Kansas City Royals GM Herk Robinson said he stopped doubting Boras after Jay Bell. Robinson offered Bell about $15 million, and Boras told him he wasn’t even close. “Sure enough, he was right,” Robinson said. Bell, a fading shortstop, got $34 million for five years from the new Arizona Diamondbacks. Everyone gasped. “Unfortunately, he’s been right in a number of situations,” Robinson said.
Boras’ client list is superb, particularly the pitchers, who include Greg Maddux, Andy Benes, Steve Avery, Tim Belcher, Alex Fernandez, Wilson Alvarez, Jim Abbott and Brown. He has superstar shortstop Alex Rodriguez, and he is three deep in potential outfield stars, with Andruw Jones, Drew and Williams. “I think Scott does a great job with his clients,” said Giants assistant GM Ned Colletti. “He’s got a certain breed of guys. They’re tough guys. They’re willing to roll the dice, and they’re willing to let him lead them. And they’ve had incredible success doing it. Look at his client list. There’s not a weak-kneed guy on it. They’re all gunslingers.”
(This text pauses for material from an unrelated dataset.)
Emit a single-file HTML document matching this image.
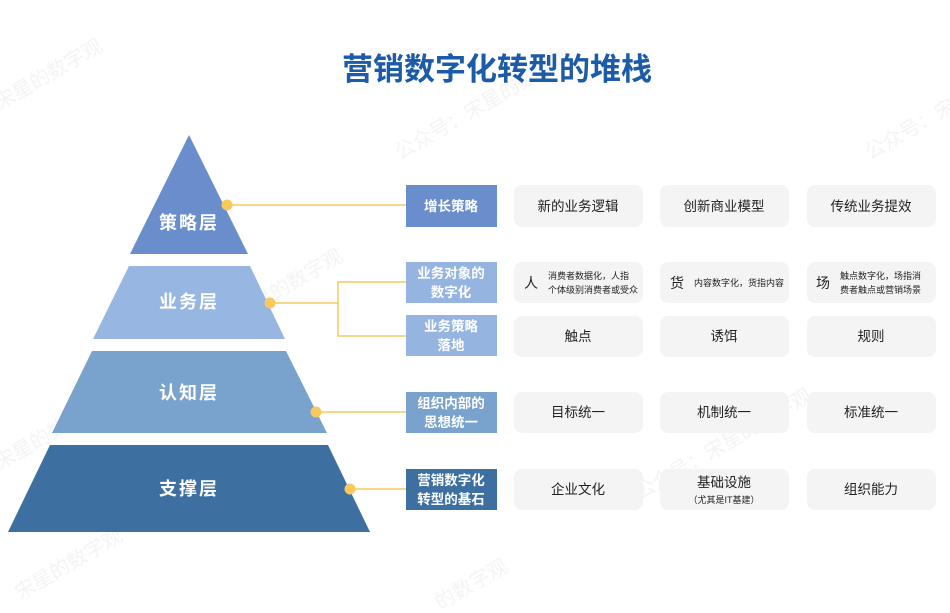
<!DOCTYPE html>
<html><head><meta charset="utf-8"><style>
html,body{margin:0;padding:0;background:#fff;}
body{width:950px;height:608px;overflow:hidden;}
svg text{font-family:"Liberation Sans","Noto Sans CJK SC",sans-serif;}
</style></head><body>
<svg width="950" height="608" viewBox="0 0 950 608" xmlns="http://www.w3.org/2000/svg">
<g fill="#e6e6e6" font-size="20" opacity="0.45">
<text transform="translate(0,110) rotate(-30)">宋星的数字观</text>
<text transform="translate(400,160) rotate(-30)">公众号：宋星的数字观</text>
<text transform="translate(870,160) rotate(-30)">公众号：宋星</text>
<text transform="translate(240,320) rotate(-30)">宋星的数字观</text>
<text transform="translate(0,470) rotate(-30)">宋星的数字观</text>
<text transform="translate(640,500) rotate(-30)">公众号：宋星的数字观</text>
<text transform="translate(20,600) rotate(-30)">宋星的数字观</text>
<text transform="translate(440,610) rotate(-30)">的数字观</text>
</g>
<text x="497" y="80" text-anchor="middle" font-size="31" font-weight="bold" fill="#1c5ba8">营销数字化转型的堆栈</text>
<polygon points="189,135 248,254 130,254" fill="#6a8dcb"/>
<polygon points="129,266 250,266 285,339 93,339" fill="#97b6e1"/>
<polygon points="92,351 286,351 327,433 52,433" fill="#79a2cc"/>
<polygon points="50,445 328,445 370,532 8,532" fill="#3d6fa0"/>
<g fill="#fff" font-size="18" font-weight="bold" text-anchor="middle" letter-spacing="2">
<text x="189" y="229">策略层</text>
<text x="189" y="308">业务层</text>
<text x="189" y="399">认知层</text>
<text x="189" y="495">支撑层</text>
</g>
<g stroke="#f9c85f" stroke-width="1.5" fill="none">
<line x1="227" y1="205" x2="406" y2="205"/>
<line x1="270" y1="303" x2="338" y2="303"/>
<polyline points="406,282 338,282 338,336 406,336"/>
<line x1="316" y1="412" x2="406" y2="412"/>
<line x1="350" y1="489" x2="406" y2="489"/>
</g>
<g fill="#f9c85f">
<circle cx="227" cy="205" r="5.5"/><circle cx="270" cy="303" r="5.5"/>
<circle cx="316" cy="412" r="5.5"/><circle cx="350" cy="489" r="5.5"/>
</g>
<rect x="406" y="185" width="91" height="42" fill="#6a8dcb"/>
<rect x="406" y="262" width="91" height="41" fill="#95b5e0"/>
<rect x="406" y="315" width="91" height="41" fill="#95b5e0"/>
<rect x="406" y="392" width="91" height="41" fill="#79a2cc"/>
<rect x="406" y="469" width="91" height="41" fill="#3d6fa0"/>
<g fill="#fff" font-size="13.5" font-weight="bold" text-anchor="middle">
<text x="451" y="211">增长策略</text>
<text x="451" y="278">业务对象的</text><text x="451" y="297">数字化</text>
<text x="451" y="331">业务策略</text><text x="451" y="350">落地</text>
<text x="451" y="408">组织内部的</text><text x="451" y="427">思想统一</text>
<text x="451" y="485">营销数字化</text><text x="451" y="504">转型的基石</text>
</g>
<g fill="#f4f4f4">
<rect x="514" y="185" width="129" height="42" rx="8"/><rect x="660" y="185" width="129" height="42" rx="8"/><rect x="807" y="185" width="129" height="42" rx="8"/>
<rect x="514" y="262" width="129" height="41" rx="8"/><rect x="660" y="262" width="129" height="41" rx="8"/><rect x="807" y="262" width="129" height="41" rx="8"/>
<rect x="514" y="316" width="129" height="41" rx="8"/><rect x="660" y="316" width="129" height="41" rx="8"/><rect x="807" y="316" width="129" height="41" rx="8"/>
<rect x="514" y="392" width="129" height="41" rx="8"/><rect x="660" y="392" width="129" height="41" rx="8"/><rect x="807" y="392" width="129" height="41" rx="8"/>
<rect x="514" y="469" width="129" height="41" rx="8"/><rect x="660" y="469" width="129" height="41" rx="8"/><rect x="807" y="469" width="129" height="41" rx="8"/>
</g>
<g fill="#222" font-size="13.5" text-anchor="middle">
<text x="578" y="211">新的业务逻辑</text><text x="724" y="211">创新商业模型</text><text x="871" y="211">传统业务提效</text>
<text x="578" y="341">触点</text><text x="724" y="341">诱饵</text><text x="871" y="341">规则</text>
<text x="578" y="417">目标统一</text><text x="724" y="417">机制统一</text><text x="871" y="417">标准统一</text>
<text x="578" y="494">企业文化</text><text x="724" y="487">基础设施</text><text x="871" y="494">组织能力</text>
<text x="724" y="503" font-size="9">（尤其是IT基建）</text>
</g>
<g fill="#222">
<text x="531" y="288" font-size="14" text-anchor="middle">人</text>
<text x="677" y="288" font-size="14" text-anchor="middle">货</text>
<text x="823" y="288" font-size="14" text-anchor="middle">场</text>
<g font-size="9">
<text x="548" y="279">消费者数据化，人指</text><text x="548" y="293">个体级别消费者或受众</text>
<text x="694" y="286">内容数字化，货指内容</text>
<text x="840" y="279">触点数字化，场指消</text><text x="840" y="293">费者触点或营销场景</text>
</g>
</g>
</svg>
</body></html>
Williams is soft-spoken with the heart of a killer, and he rejected safe multiyear offers from the Yankees three consecutive winters. Cincinnati Reds GM Jim Bowden said of Boras, “He’s got a certain style. He’s never been real compassionate delivering players to certain clubs . . . If a player comes up through the system, loyalty is not the No. 1 priority. They’ll take the best contract if it means going to another organization. But it’s really the player. It’s unfair when people criticize an agent for a lack of loyalty.”
Said another exec, “I don’t think he cares a lot about his players’ happiness. He likes to set records for money.”
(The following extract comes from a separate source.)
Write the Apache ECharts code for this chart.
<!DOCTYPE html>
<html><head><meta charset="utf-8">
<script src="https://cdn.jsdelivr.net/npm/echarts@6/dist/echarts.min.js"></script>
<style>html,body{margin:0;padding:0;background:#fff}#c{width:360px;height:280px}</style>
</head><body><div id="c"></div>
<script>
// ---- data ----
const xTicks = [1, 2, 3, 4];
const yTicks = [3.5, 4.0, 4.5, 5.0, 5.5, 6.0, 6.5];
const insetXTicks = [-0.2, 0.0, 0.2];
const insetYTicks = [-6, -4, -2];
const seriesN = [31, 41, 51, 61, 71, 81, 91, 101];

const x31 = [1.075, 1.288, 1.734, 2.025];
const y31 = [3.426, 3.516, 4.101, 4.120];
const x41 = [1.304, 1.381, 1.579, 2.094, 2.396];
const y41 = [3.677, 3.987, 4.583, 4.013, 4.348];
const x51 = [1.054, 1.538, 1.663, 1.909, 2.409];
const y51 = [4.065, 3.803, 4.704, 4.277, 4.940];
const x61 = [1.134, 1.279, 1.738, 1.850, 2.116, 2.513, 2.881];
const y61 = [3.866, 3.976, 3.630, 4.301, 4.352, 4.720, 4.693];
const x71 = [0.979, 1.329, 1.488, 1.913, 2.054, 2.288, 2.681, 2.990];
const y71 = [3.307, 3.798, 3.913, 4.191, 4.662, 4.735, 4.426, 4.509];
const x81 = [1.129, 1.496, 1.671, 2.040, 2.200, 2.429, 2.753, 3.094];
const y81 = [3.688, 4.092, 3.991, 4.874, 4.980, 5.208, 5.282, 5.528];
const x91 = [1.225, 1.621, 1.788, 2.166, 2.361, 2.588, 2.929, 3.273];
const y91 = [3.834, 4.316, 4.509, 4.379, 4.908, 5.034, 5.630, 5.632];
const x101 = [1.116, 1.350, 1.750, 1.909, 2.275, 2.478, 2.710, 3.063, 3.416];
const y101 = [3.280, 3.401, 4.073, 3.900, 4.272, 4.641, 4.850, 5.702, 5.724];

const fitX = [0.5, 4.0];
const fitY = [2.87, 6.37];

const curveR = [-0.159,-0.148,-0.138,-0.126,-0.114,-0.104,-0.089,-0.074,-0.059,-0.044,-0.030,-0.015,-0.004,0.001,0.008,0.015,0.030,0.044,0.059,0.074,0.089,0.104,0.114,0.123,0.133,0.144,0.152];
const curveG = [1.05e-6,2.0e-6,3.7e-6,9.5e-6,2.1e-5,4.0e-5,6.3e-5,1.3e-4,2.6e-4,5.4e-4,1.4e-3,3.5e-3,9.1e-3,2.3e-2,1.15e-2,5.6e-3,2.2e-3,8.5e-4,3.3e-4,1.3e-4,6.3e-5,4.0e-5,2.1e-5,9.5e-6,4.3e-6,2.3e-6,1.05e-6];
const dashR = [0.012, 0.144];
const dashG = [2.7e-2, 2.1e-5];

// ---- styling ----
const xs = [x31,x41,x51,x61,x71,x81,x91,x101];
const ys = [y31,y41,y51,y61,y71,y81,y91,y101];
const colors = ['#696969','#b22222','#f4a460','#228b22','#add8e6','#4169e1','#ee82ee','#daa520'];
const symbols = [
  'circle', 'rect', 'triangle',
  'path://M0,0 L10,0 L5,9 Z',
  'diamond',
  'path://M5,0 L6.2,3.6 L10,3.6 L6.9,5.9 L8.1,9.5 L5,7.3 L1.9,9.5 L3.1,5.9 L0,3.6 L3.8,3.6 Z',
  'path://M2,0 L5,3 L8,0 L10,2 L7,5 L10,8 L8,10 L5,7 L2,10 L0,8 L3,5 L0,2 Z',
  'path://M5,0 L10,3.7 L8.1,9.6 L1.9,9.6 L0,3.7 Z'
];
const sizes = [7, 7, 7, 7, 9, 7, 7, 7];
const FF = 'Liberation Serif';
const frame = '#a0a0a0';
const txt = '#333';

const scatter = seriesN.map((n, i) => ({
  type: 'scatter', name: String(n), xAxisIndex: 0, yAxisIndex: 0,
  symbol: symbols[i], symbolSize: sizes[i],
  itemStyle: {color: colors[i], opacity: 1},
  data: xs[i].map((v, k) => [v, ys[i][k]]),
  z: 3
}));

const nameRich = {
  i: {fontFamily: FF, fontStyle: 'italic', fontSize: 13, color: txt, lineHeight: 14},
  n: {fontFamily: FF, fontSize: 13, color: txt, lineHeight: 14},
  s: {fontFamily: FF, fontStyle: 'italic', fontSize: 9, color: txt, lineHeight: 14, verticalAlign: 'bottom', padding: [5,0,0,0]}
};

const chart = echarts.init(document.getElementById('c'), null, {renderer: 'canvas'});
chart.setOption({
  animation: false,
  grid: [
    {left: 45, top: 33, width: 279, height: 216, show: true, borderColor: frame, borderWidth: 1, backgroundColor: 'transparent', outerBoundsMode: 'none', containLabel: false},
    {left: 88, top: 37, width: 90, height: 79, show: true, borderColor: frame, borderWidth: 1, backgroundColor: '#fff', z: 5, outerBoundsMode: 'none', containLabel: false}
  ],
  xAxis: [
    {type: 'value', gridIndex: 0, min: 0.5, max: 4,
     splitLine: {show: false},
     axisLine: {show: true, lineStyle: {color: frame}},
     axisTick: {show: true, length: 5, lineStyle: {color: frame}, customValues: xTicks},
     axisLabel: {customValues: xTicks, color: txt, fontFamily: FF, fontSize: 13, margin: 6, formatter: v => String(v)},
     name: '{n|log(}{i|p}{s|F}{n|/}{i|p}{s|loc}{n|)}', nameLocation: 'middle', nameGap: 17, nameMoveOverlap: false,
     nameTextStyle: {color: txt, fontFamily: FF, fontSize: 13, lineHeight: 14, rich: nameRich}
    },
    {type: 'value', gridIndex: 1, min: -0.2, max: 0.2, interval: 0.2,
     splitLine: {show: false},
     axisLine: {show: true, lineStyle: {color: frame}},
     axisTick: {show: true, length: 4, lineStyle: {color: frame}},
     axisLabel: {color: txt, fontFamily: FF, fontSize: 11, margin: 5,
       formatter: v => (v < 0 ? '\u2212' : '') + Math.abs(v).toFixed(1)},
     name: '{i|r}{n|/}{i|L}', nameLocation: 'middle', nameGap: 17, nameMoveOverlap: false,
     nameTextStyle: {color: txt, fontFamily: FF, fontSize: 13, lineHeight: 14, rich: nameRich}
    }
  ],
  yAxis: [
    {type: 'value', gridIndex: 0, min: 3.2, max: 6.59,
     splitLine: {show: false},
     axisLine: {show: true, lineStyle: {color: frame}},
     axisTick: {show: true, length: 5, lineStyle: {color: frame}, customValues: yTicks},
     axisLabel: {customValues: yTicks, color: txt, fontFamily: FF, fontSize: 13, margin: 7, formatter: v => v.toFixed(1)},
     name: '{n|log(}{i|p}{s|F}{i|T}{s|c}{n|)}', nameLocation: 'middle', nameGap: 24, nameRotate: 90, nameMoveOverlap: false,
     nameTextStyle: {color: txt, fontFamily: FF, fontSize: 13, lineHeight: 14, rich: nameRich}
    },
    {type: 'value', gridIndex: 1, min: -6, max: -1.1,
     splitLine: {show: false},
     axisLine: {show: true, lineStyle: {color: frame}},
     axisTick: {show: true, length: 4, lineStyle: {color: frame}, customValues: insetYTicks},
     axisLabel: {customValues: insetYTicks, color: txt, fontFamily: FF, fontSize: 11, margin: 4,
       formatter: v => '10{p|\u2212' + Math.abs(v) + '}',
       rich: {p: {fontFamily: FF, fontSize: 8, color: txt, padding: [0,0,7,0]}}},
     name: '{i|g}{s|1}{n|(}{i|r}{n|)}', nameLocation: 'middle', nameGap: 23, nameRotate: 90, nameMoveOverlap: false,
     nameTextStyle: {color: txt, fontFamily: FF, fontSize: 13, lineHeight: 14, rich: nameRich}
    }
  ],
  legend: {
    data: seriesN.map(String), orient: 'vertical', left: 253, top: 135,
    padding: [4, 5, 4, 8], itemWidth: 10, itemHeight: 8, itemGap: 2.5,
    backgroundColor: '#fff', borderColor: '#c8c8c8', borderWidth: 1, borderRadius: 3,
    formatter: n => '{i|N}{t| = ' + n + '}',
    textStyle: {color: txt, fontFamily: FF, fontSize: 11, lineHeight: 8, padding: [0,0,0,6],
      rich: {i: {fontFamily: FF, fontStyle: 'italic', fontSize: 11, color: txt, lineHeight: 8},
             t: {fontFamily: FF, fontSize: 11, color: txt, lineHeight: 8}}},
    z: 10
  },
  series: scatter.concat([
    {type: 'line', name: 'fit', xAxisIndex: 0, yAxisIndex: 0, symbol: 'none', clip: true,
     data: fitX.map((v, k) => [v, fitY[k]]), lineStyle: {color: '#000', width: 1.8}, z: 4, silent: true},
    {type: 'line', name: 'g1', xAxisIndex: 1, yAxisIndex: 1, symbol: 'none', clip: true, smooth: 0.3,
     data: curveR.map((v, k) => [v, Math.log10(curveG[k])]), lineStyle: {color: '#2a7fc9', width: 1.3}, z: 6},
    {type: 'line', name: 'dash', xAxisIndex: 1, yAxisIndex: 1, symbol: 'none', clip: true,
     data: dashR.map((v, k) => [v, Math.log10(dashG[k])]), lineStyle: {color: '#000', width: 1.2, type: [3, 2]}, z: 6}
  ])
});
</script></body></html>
Boras denies that his players simply follow him and the money. Abbott rejected a four-year, $16 million offer from the California Angels and was sent to the Yankees in 1992, nearly moving him to tears. Boras is defiant. “The real reason Jim turned that down was the new ownership--Jackie Autry had taken over--and Bryan Harvey was left unprotected. That was Jim Abbott’s decision,” Boras said. “I just laid it out for him. They offered him John Smoltz money, and at the time he was not the caliber of Jim Abbott.”
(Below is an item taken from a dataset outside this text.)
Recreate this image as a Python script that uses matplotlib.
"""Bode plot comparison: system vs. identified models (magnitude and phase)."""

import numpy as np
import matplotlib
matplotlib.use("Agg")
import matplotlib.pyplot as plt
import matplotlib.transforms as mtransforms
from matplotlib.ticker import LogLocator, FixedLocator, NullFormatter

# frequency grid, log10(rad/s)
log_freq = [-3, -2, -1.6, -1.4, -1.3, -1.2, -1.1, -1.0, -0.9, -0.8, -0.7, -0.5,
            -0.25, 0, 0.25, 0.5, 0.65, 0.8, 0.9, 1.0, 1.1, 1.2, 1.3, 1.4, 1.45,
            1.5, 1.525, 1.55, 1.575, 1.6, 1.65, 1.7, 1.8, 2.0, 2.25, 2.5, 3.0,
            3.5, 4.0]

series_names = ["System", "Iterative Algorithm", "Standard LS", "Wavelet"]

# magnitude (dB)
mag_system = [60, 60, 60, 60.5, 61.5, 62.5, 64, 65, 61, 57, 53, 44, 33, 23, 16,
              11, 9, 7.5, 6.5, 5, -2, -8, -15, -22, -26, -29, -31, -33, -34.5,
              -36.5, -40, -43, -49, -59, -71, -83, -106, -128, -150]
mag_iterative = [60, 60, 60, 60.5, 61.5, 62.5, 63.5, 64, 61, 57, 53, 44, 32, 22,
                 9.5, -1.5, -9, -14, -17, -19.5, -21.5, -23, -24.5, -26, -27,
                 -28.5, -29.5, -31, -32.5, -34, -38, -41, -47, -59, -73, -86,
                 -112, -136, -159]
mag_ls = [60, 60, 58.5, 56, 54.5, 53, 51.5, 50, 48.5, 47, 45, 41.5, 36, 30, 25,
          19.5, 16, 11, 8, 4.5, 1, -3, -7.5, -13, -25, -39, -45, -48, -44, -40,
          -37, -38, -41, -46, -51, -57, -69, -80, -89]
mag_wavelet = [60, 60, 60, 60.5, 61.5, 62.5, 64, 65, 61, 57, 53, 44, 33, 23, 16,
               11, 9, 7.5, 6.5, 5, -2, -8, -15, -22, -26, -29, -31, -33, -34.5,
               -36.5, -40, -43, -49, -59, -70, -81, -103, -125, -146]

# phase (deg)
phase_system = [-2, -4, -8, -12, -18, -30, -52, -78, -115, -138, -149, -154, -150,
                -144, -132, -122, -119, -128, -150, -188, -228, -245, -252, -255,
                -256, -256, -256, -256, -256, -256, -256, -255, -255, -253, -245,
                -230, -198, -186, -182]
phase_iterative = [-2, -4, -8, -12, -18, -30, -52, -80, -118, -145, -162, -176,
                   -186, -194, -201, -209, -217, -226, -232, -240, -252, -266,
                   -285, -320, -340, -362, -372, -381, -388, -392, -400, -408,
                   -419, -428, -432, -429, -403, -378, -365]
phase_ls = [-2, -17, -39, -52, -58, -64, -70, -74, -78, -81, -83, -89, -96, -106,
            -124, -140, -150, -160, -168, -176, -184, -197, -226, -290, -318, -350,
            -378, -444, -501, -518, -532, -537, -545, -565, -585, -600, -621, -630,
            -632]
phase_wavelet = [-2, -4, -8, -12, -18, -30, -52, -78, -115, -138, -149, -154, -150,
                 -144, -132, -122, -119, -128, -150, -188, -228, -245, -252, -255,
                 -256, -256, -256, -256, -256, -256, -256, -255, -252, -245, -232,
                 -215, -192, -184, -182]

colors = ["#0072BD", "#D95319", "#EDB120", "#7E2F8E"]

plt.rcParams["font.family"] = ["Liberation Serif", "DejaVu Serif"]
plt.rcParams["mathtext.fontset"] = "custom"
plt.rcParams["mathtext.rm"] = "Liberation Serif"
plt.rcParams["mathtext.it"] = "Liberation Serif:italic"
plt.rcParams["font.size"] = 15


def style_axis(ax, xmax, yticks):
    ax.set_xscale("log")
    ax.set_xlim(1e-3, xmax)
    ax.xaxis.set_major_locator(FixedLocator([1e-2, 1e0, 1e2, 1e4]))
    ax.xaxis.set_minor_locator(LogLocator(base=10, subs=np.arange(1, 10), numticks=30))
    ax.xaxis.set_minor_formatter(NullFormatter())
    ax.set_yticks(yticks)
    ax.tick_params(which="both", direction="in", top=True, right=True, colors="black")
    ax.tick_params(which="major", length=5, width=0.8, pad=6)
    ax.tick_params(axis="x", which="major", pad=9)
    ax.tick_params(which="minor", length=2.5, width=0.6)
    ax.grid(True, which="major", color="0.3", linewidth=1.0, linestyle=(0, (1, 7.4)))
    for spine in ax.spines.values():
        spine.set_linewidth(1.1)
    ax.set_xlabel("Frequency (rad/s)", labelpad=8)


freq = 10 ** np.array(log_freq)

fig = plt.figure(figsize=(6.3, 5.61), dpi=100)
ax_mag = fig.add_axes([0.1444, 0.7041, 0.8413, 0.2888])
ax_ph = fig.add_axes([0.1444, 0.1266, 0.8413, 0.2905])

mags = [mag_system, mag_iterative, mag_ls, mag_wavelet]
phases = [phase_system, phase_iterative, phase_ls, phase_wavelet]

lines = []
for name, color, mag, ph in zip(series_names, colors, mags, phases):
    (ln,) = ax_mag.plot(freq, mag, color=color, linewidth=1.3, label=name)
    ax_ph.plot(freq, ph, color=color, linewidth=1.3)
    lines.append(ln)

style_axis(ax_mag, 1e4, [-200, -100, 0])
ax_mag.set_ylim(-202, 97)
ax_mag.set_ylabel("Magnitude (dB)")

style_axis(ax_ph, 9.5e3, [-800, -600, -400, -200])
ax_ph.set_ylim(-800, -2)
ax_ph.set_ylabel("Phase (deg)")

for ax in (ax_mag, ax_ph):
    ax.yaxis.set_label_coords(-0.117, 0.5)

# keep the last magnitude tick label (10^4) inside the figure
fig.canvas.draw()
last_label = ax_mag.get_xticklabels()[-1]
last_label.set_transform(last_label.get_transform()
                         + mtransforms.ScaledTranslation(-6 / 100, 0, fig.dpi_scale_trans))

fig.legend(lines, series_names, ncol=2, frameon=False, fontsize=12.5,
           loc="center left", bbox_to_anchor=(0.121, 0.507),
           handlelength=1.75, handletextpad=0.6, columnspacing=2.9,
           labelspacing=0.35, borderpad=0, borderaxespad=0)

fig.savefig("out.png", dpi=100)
Boras continued, “Greg Maddux took $7 million less to go to Atlanta [than the Yankees offered]. Alex Fernandez took less to go to Florida. He was offered $40 million by the Cleveland Indians. Kevin Brown took less to go to Florida. My job is to determine the market, not to decide what market to go to.”
The question now is whether Brown, 33, will get six years.
Boras makes big claims, and he usually delivers. “His track record speaks for itself,” Bowden said. “Scott knows when to act mad, when to laugh and when to cry. He’s got all the emotions. You can’t criticize anyone for trying to do his job to the best of his ability. He’s one of the best.” Boras recently left a vitriolic answering-machine message for Bowden after Bowden made public his funny, seven-year, $1-million-a-year offer to Williams [not funny to Boras, who thought Bowden was mocking him]. ‘I didn’t think it was very good, but it’s all we could afford,” Bowden said. “He laughed at me and told me I was crazy.”